Task goal.
Each line containing the word "with" should be found and copied.

Given information.
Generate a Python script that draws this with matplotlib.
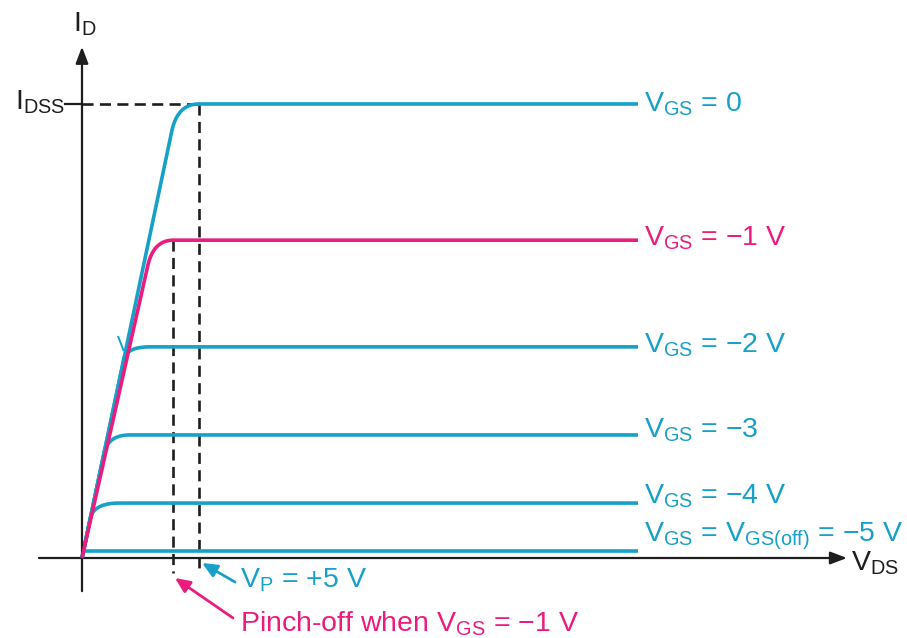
import numpy as np
import matplotlib
matplotlib.use("Agg")
import matplotlib.pyplot as plt
from matplotlib import font_manager

# n-channel JFET drain characteristics (I_D in mA against V_DS in V)
vgs_labels = [
    "V$_{\\mathrm{GS}}$ = 0",
    "V$_{\\mathrm{GS}}$ = \u22121 V",
    "V$_{\\mathrm{GS}}$ = \u22122 V",
    "V$_{\\mathrm{GS}}$ = \u22123",
    "V$_{\\mathrm{GS}}$ = \u22124 V",
    "V$_{\\mathrm{GS}}$ = V$_{\\mathrm{GS(off)}}$ = \u22125 V",
]
i_sat = [10.0, 7.0, 4.65, 2.71, 1.21, 0.15]          # saturation current of each curve
v_knee_end = [5.0, 3.9, 2.9, 2.05, 1.6, 0.0]        # V_DS where each curve levels off
ohmic_slope = [2.45, 2.29, 2.45, 2.45, 2.45, 2.45]  # slope of the ohmic rise
knee_frac = [0.94, 0.92, 0.94, 0.85, 0.72, 1.0]     # fraction of I_sat where the bend starts
v_end = 23.76                                       # right end of the curves
idss = 10.0
vp = 5.0
v_pinch_m1 = 3.9

BLUE = "#17a0c8"
PINK = "#ea1c7d"
INK = "#1e1e1e"
curve_colors = [BLUE, PINK, BLUE, BLUE, BLUE, BLUE]

available = {f.name for f in font_manager.fontManager.ttflist}
family = "Liberation Sans Narrow" if "Liberation Sans Narrow" in available else "Liberation Sans"
fs = 23 if family == "Liberation Sans Narrow" else 20.5
plt.rcParams["font.family"] = [family, "DejaVu Sans"]
plt.rcParams["mathtext.fontset"] = "custom"
plt.rcParams["mathtext.rm"] = family
plt.rcParams["mathtext.it"] = family
plt.rcParams["mathtext.default"] = "rm"

fig = plt.figure(figsize=(9.07, 6.38), dpi=100)
ax = fig.add_axes([0, 0, 1, 1])
ax.set_xlim(-3.504, 35.256)
ax.set_ylim(-1.762, 12.29)
ax.axis("off")


def characteristic(isat, vk, slope, frac):
    if vk == 0:
        return np.array([0.0, v_end]), np.array([isat, isat])
    i0 = frac * isat
    v0 = i0 / slope
    vc = isat / slope
    t = np.linspace(0, 1, 80)
    bx = (1 - t) ** 2 * v0 + 2 * (1 - t) * t * vc + t ** 2 * vk
    by = (1 - t) ** 2 * i0 + 2 * (1 - t) * t * isat + t ** 2 * isat
    x = np.concatenate([[0.0], bx, [v_end]])
    y = np.concatenate([[0.0], by, [isat]])
    return x, y


# axes with arrowheads
arrow_style = dict(arrowstyle="-|>,head_length=1.0,head_width=0.38",
                   mutation_scale=10, lw=1.6, color=INK, shrinkA=0, shrinkB=0)
ax.annotate("", xy=(0, 11.26), xytext=(0, -0.73), arrowprops=arrow_style)
ax.annotate("", xy=(32.69, 0), xytext=(-1.84, 0), arrowprops=arrow_style)

# dashed guide lines
dash = dict(color=INK, lw=1.9, dashes=(4.2, 2.4))
ax.plot([0, vp], [idss, idss], **dash)
ax.plot([vp, vp], [idss, -0.33], **dash)
ax.plot([v_pinch_m1, v_pinch_m1], [i_sat[1], -0.33], **dash)
ax.plot([-0.73, 0], [idss, idss], color=INK, lw=1.6)

# curves: blue first, pink on top
order = [0, 2, 3, 4, 5, 1]
for k in order:
    x, y = characteristic(i_sat[k], v_knee_end[k], ohmic_slope[k], knee_frac[k])
    ax.plot(x, y, color=curve_colors[k], lw=2.6, solid_capstyle="butt",
            zorder=3 if k == 1 else 2)
# small stroke beside the V_GS = -2 V knee
ax.plot([1.55, 1.77], [4.87, 4.58], color=BLUE, lw=1.4, zorder=2)

# curve labels
label_dy = [8, 5, 6, 3, 0, -10]
for k in range(len(i_sat)):
    ax.annotate(vgs_labels[k], xy=(24.0, i_sat[k]), xytext=(0, -label_dy[k]),
                textcoords="offset pixels", ha="left", va="baseline",
                color=curve_colors[k], fontsize=fs)

# axis labels
ax.text(-0.385, 11.59, "I$_{\\mathrm{D}}$", color=INK, fontsize=fs,
        ha="left", va="baseline")
ax.text(-0.73, 9.87, "I$_{\\mathrm{DSS}}$", color=INK, fontsize=fs,
        ha="right", va="baseline")
ax.text(32.86, -0.27, "V$_{\\mathrm{DS}}$", color=INK, fontsize=fs,
        ha="left", va="baseline")

# pinch-off annotations
ann_style = dict(arrowstyle="-|>,head_length=0.9,head_width=0.4",
                 mutation_scale=10, lw=2.0, shrinkA=0, shrinkB=0)
ax.annotate("", xy=(5.13, -0.11), xytext=(6.54, -0.53),
            arrowprops=dict(color=BLUE, **ann_style))
ax.text(6.75, -0.66, "V$_{\\mathrm{P}}$ = +5 V", color=BLUE, fontsize=fs,
        ha="left", va="baseline")
ax.annotate("", xy=(3.97, -0.44), xytext=(6.45, -1.32),
            arrowprops=dict(color=PINK, **ann_style))
ax.text(6.75, -1.61, "Pinch-off when V$_{\\mathrm{GS}}$ = \u22121 V", color=PINK,
        fontsize=fs, ha="left", va="baseline")

fig.savefig("out.png", dpi=100)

Answer to the task.
Generate a Python script that draws this with matplotlib.
# axes with arrowheads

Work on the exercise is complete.